Pictures stay out. Extract the lines below from the first one through the line with "const arcs = pie(data);", both included.

**Entries from a dataset**

+++

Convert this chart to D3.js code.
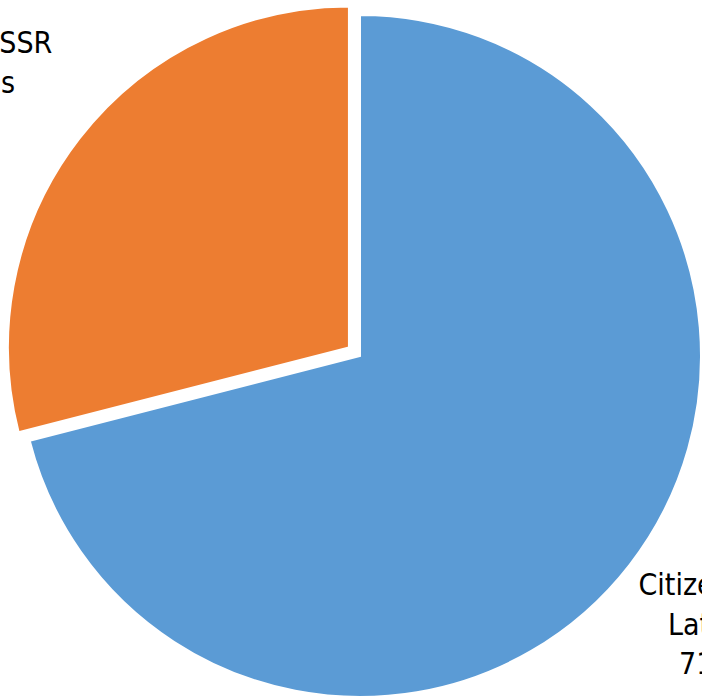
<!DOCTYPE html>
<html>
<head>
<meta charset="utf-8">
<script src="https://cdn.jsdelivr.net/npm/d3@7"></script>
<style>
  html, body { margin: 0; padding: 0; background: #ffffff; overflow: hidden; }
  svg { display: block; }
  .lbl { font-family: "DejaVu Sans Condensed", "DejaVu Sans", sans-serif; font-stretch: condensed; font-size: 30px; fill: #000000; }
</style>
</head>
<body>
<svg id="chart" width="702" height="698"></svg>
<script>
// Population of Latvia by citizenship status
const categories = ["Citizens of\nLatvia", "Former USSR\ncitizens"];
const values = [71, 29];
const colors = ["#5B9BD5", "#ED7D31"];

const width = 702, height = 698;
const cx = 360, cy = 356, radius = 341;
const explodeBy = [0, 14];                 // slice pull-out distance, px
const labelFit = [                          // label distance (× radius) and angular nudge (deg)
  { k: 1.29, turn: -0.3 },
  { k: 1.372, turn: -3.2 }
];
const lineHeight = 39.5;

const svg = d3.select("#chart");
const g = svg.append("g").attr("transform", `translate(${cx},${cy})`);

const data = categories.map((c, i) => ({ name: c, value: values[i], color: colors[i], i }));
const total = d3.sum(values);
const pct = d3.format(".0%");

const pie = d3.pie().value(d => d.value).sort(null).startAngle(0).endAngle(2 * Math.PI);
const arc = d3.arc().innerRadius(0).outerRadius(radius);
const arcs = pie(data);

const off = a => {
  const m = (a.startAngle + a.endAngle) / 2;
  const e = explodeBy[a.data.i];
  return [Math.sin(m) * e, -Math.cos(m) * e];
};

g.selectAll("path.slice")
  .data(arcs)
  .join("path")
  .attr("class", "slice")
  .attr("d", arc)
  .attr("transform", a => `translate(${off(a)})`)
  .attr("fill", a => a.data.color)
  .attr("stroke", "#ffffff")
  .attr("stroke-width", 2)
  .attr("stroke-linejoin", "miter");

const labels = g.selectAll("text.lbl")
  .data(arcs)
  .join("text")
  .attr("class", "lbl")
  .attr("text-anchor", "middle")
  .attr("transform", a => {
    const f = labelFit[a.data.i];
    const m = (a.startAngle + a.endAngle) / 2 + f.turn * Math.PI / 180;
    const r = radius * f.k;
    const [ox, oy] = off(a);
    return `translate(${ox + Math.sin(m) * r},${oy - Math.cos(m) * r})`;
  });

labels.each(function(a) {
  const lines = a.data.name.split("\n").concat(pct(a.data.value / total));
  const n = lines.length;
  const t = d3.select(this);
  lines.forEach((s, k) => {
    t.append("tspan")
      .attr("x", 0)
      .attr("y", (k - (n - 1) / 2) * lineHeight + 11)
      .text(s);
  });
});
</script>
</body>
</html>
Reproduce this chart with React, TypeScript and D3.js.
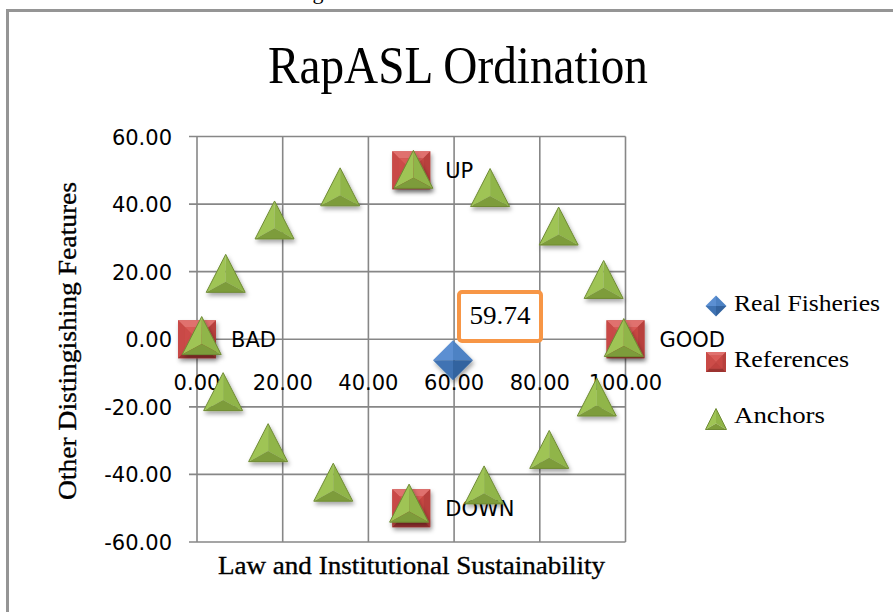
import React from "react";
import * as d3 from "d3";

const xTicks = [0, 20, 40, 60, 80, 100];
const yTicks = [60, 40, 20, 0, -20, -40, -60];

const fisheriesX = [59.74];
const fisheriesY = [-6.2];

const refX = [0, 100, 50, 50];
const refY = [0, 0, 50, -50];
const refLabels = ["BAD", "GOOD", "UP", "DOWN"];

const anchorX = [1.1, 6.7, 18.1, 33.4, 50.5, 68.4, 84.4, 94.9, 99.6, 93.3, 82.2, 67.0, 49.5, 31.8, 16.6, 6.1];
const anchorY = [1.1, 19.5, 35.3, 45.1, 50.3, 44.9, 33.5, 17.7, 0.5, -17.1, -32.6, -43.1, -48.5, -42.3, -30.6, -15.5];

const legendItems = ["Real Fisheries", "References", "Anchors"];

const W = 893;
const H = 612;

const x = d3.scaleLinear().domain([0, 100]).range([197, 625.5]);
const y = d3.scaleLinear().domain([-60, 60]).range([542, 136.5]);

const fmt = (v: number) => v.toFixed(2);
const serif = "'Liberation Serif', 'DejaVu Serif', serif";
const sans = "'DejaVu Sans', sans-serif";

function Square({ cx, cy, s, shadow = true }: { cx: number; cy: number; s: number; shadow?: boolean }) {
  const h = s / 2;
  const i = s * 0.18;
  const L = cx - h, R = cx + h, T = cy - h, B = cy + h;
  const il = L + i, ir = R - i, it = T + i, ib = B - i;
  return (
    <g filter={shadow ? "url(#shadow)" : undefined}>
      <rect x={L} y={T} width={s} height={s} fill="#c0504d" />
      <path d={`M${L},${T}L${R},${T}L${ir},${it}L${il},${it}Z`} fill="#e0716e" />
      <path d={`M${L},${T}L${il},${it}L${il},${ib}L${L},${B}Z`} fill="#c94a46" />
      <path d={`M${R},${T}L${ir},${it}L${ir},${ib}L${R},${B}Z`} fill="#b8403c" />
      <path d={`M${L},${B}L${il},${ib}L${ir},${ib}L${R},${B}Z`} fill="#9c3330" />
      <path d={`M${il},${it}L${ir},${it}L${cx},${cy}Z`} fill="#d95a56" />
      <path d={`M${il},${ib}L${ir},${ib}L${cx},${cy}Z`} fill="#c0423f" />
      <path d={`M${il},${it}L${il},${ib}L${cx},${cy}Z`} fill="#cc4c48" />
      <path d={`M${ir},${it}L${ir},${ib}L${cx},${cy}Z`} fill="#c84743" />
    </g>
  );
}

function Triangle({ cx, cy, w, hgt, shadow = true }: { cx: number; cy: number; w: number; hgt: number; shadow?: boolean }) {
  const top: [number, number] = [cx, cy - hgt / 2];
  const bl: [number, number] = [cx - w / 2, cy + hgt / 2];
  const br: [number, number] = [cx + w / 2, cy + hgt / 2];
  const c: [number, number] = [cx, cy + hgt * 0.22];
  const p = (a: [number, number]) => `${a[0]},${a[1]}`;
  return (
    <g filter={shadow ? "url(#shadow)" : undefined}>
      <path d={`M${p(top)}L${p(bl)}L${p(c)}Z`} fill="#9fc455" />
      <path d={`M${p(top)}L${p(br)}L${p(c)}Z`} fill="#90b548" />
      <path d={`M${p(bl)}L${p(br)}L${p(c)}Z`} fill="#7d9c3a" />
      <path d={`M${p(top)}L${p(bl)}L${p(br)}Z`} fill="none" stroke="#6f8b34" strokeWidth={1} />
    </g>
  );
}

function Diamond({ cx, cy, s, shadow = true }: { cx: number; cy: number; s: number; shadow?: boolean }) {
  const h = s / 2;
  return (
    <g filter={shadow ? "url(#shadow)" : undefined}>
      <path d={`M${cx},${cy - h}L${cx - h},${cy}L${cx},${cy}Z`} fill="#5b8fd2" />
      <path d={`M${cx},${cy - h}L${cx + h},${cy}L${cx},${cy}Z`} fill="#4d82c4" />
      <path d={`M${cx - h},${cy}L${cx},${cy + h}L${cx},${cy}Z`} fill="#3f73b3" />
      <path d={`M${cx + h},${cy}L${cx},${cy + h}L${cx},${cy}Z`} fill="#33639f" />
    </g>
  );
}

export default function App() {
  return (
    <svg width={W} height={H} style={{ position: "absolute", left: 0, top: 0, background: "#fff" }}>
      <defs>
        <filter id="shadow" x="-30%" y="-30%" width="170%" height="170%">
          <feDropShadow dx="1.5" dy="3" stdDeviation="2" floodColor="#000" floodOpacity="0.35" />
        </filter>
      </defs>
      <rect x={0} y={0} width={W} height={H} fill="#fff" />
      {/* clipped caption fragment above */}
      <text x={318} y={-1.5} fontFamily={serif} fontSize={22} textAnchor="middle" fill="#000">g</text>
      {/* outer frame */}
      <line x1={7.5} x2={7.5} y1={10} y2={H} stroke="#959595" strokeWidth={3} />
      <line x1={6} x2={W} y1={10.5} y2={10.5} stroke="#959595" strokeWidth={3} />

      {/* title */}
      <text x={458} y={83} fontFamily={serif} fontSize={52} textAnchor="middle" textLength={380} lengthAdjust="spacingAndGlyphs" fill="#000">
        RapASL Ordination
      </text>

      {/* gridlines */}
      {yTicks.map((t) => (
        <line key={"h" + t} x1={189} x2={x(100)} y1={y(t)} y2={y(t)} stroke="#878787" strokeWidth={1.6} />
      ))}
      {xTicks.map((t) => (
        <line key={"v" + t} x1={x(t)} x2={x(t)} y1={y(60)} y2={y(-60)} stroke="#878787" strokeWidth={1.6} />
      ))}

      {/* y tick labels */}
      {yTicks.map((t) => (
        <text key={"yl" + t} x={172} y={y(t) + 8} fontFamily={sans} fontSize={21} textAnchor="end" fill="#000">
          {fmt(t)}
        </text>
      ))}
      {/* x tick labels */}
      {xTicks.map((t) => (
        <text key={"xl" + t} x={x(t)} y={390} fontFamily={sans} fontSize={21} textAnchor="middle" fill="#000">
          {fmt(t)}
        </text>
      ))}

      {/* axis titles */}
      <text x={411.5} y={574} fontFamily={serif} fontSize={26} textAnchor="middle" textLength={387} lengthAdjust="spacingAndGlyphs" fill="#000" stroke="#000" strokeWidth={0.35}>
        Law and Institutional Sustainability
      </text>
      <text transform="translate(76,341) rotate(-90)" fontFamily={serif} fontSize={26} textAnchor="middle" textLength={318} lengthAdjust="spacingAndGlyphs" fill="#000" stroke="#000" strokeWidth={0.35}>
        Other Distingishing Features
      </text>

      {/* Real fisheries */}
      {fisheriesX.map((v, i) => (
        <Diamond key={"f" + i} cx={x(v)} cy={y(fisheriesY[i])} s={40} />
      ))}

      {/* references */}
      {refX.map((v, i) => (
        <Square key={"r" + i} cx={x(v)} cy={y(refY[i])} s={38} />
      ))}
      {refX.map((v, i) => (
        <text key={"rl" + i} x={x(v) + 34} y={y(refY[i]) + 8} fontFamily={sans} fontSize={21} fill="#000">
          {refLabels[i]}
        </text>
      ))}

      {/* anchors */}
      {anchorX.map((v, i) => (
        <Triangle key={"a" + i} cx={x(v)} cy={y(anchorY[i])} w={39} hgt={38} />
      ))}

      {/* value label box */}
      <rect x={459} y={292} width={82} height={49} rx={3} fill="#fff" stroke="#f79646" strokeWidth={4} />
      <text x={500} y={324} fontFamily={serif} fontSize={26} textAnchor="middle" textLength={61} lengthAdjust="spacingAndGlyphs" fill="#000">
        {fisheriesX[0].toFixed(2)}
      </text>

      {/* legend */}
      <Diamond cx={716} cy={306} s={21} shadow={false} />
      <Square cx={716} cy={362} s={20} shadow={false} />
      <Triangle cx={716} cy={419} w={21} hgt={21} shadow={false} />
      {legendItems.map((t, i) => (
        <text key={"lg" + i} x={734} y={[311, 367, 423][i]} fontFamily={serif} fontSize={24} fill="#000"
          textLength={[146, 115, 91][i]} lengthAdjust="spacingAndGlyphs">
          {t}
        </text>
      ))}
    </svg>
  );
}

+++

**The answer**
Convert this chart to D3.js code.
<!DOCTYPE html>
<html>
<head>
<meta charset="utf-8">
<script src="https://cdn.jsdelivr.net/npm/d3@7"></script>
<style>
  html, body { margin: 0; padding: 0; background: #ffffff; overflow: hidden; }
  svg { display: block; }
  .lbl { font-family: "DejaVu Sans Condensed", "DejaVu Sans", sans-serif; font-stretch: condensed; font-size: 30px; fill: #000000; }
</style>
</head>
<body>
<svg id="chart" width="702" height="698"></svg>
<script>
// Population of Latvia by citizenship status
const categories = ["Citizens of\nLatvia", "Former USSR\ncitizens"];
const values = [71, 29];
const colors = ["#5B9BD5", "#ED7D31"];

const width = 702, height = 698;
const cx = 360, cy = 356, radius = 341;
const explodeBy = [0, 14];                 // slice pull-out distance, px
const labelFit = [                          // label distance (× radius) and angular nudge (deg)
  { k: 1.29, turn: -0.3 },
  { k: 1.372, turn: -3.2 }
];
const lineHeight = 39.5;

const svg = d3.select("#chart");
const g = svg.append("g").attr("transform", `translate(${cx},${cy})`);

const data = categories.map((c, i) => ({ name: c, value: values[i], color: colors[i], i }));
const total = d3.sum(values);
const pct = d3.format(".0%");

const pie = d3.pie().value(d => d.value).sort(null).startAngle(0).endAngle(2 * Math.PI);
const arc = d3.arc().innerRadius(0).outerRadius(radius);
const arcs = pie(data);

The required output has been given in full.